Josh Beckett is a big game pitcher. We all know that. But being able to summon his skills for a game here or there in October isn’t going to make him a worthy fantasy addition in 2013 is it? Will the move back to the NL to pitch for the Dodgers make him what he once was – a viable option on the hill in mixed leagues, a season after going 7-14 with a 4.65 ERA? Let’s investigate.
Dodger Stadium is a good place to pitch, always has been. Petco Park in San Diego, and AT & T Park in San Francisco, are also good places to pitch. That’s a solid foundation for Beckett, if the skills are still there. Are they?
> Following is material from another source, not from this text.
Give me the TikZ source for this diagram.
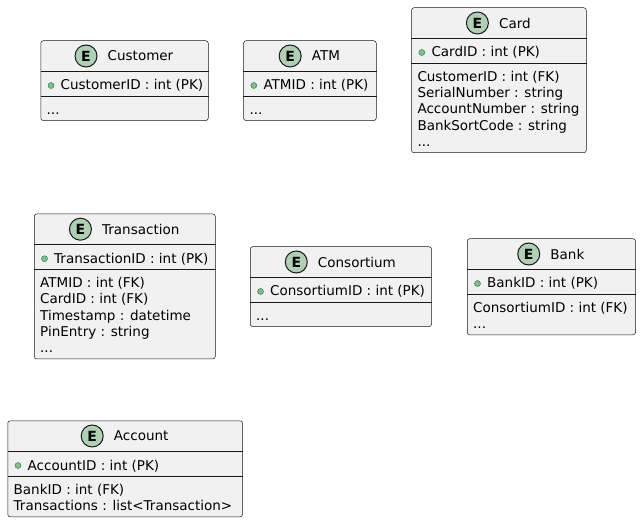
\documentclass[tikz,border=0pt]{standalone}
\usepackage{fontspec}
\setmainfont{DejaVu Sans}
\usepackage{tikz}
\usetikzlibrary{
  positioning,
  calc
}
\definecolor{erFill}{HTML}{F1F1F1}
\definecolor{erLine}{HTML}{181818}
\definecolor{erBadge}{HTML}{ADD1B2}
\definecolor{erDot}{HTML}{84BE84}
\definecolor{erDotLine}{HTML}{038048}
\newcommand{\erfont}{\fontsize{13.5}{16.3}\selectfont}
\tikzset{
  entity/.style={
    draw=erLine, line width=0.5pt, fill=erFill, rounded corners=2.5pt,
    inner sep=0pt, anchor=north west
  },
  etitle/.style={inner sep=0pt, font=\erfont},
  ebadge/.style={
    circle, draw=erLine, line width=1pt, fill=erBadge, minimum size=22pt,
    inner sep=0pt, font=\fontsize{14}{14}\selectfont\bfseries
  },
  pkdot/.style={circle, draw=erDotLine, line width=0.4pt, fill=erDot, minimum size=6pt, inner sep=0pt},
  attr/.style={anchor=base west, inner sep=0pt, font=\erfont},
  hdline/.style={draw=erLine, line width=0.5pt},
  pkline/.style={draw=erLine, line width=1pt}
}

\begin{document}
\begin{tikzpicture}[x=1pt, y=-1pt]
  \useasboundingbox (0,0) rectangle (641,524);

  % Customer
  \node[entity, minimum width=167.5pt, minimum height=79.8pt] (customer) at (40.5,40.5) {};
  \node[etitle] (customer-title) at ($(customer.north)+(16,15.5)$) {Customer};
  \node[ebadge, left=10pt of customer-title] (customer-badge) {E};
  \draw[hdline] ($(customer.north west)+(0,31)$) -- ($(customer.north east)+(0,31)$);
  \draw[pkline] ($(customer.north west)+(0,56)$) -- ($(customer.north east)+(0,56)$);
  \node[pkdot] (customer-dot) at ($(customer.north west)+(10.5,45)$) {};
  \node[attr] (customer-pk) at ($(customer.north west)+(20,49.5)$) {CustomerID : int (PK)};
  \node[attr] (customer-more) at ($(customer.north west)+(6,73.7)$) {...};

  % ATM
  \node[entity, minimum width=132.7pt, minimum height=79.8pt] (atm) at (243.3,40.5) {};
  \node[etitle] (atm-title) at ($(atm.north)+(16,15.5)$) {ATM};
  \node[ebadge, left=10pt of atm-title] (atm-badge) {E};
  \draw[hdline] ($(atm.north west)+(0,31)$) -- ($(atm.north east)+(0,31)$);
  \draw[pkline] ($(atm.north west)+(0,56)$) -- ($(atm.north east)+(0,56)$);
  \node[pkdot] (atm-dot) at ($(atm.north west)+(10.5,45)$) {};
  \node[attr] (atm-pk) at ($(atm.north west)+(20,49.5)$) {ATMID : int (PK)};
  \node[attr] (atm-more) at ($(atm.north west)+(6,73.7)$) {...};

  % Card
  \node[entity, minimum width=174.7pt, minimum height=145pt] (card) at (411.3,7.5) {};
  \node[etitle] (card-title) at ($(card.north)+(16,15.5)$) {Card};
  \node[ebadge, left=10pt of card-title] (card-badge) {E};
  \draw[hdline] ($(card.north west)+(0,31)$) -- ($(card.north east)+(0,31)$);
  \draw[pkline] ($(card.north west)+(0,56)$) -- ($(card.north east)+(0,56)$);
  \node[pkdot] (card-dot) at ($(card.north west)+(10.5,45)$) {};
  \node[attr] (card-pk) at ($(card.north west)+(20,49.5)$) {CardID : int (PK)};
  \foreach \txt [count=\i from 0] in {CustomerID : int (FK), SerialNumber : string,
      AccountNumber : string, BankSortCode : string}
    \node[attr] (card-a\i) at ($(card.north west)+(6,73.7+16.3*\i)$) {\txt};
  \node[attr] (card-more) at ($(card.north west)+(6,138.9)$) {...};

  % Transaction
  \node[entity, minimum width=181pt, minimum height=145pt] (transaction) at (34,213.7) {};
  \node[etitle] (transaction-title) at ($(transaction.north)+(16,15.5)$) {Transaction};
  \node[ebadge, left=10pt of transaction-title] (transaction-badge) {E};
  \draw[hdline] ($(transaction.north west)+(0,31)$) -- ($(transaction.north east)+(0,31)$);
  \draw[pkline] ($(transaction.north west)+(0,56)$) -- ($(transaction.north east)+(0,56)$);
  \node[pkdot] (transaction-dot) at ($(transaction.north west)+(10.5,45)$) {};
  \node[attr] (transaction-pk) at ($(transaction.north west)+(20,49.5)$) {TransactionID : int (PK)};
  \foreach \txt [count=\i from 0] in {ATMID : int (FK), CardID : int (FK),
      Timestamp : datetime, PinEntry : string}
    \node[attr] (transaction-a\i) at ($(transaction.north west)+(6,73.7+16.3*\i)$) {\txt};
  \node[attr] (transaction-more) at ($(transaction.north west)+(6,138.9)$) {...};

  % Consortium
  \node[entity, minimum width=181.3pt, minimum height=79.8pt] (consortium) at (250,246.5) {};
  \node[etitle] (consortium-title) at ($(consortium.north)+(16,15.5)$) {Consortium};
  \node[ebadge, left=10pt of consortium-title] (consortium-badge) {E};
  \draw[hdline] ($(consortium.north west)+(0,31)$) -- ($(consortium.north east)+(0,31)$);
  \draw[pkline] ($(consortium.north west)+(0,56)$) -- ($(consortium.north east)+(0,56)$);
  \node[pkdot] (consortium-dot) at ($(consortium.north west)+(10.5,45)$) {};
  \node[attr] (consortium-pk) at ($(consortium.north west)+(20,49.5)$) {ConsortiumID : int (PK)};
  \node[attr] (consortium-more) at ($(consortium.north west)+(6,73.7)$) {...};

  % Bank
  \node[entity, minimum width=168.3pt, minimum height=96.1pt] (bank) at (467,238.5) {};
  \node[etitle] (bank-title) at ($(bank.north)+(16,15.5)$) {Bank};
  \node[ebadge, left=10pt of bank-title] (bank-badge) {E};
  \draw[hdline] ($(bank.north west)+(0,31)$) -- ($(bank.north east)+(0,31)$);
  \draw[pkline] ($(bank.north west)+(0,56)$) -- ($(bank.north east)+(0,56)$);
  \node[pkdot] (bank-dot) at ($(bank.north west)+(10.5,45)$) {};
  \node[attr] (bank-pk) at ($(bank.north west)+(20,49.5)$) {BankID : int (PK)};
  \node[attr] (bank-a0) at ($(bank.north west)+(6,73.7)$) {ConsortiumID : int (FK)};
  \node[attr] (bank-more) at ($(bank.north west)+(6,90)$) {...};

  % Account
  \node[entity, minimum width=234.8pt, minimum height=96.1pt] (account) at (7.5,420.5) {};
  \node[etitle] (account-title) at ($(account.north)+(16,15.5)$) {Account};
  \node[ebadge, left=10pt of account-title] (account-badge) {E};
  \draw[hdline] ($(account.north west)+(0,31)$) -- ($(account.north east)+(0,31)$);
  \draw[pkline] ($(account.north west)+(0,56)$) -- ($(account.north east)+(0,56)$);
  \node[pkdot] (account-dot) at ($(account.north west)+(10.5,45)$) {};
  \node[attr] (account-pk) at ($(account.north west)+(20,49.5)$) {AccountID : int (PK)};
  \node[attr] (account-a0) at ($(account.north west)+(6,73.7)$) {BankID : int (FK)};
  \node[attr] (account-a1) at ($(account.north west)+(6,90)$) {Transactions : list<Transaction>};
\end{tikzpicture}
\end{document}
Beckett has done the old Alex Rios, the up and down effort thing, in the ERA column. Look at his yearly marks since 2005:
Can’t explain that, it’s just the way it is.
His WHIP? From 2007-09 it was 1.14, 1.19 and 1.19. It then exploded in 2010 up to 1.54. He knocked it back down to 1.03 in 2011 before seeing it rise to 1.33 last season.
Let me take a step back for a moment. Did you notice that Beckett had a 2.89 ERA and 1.03 WHIP in 2011? Two years ago he was an elite performer folks. Has the 32 year old lost it overnight? I find that hard to believe, don’t you?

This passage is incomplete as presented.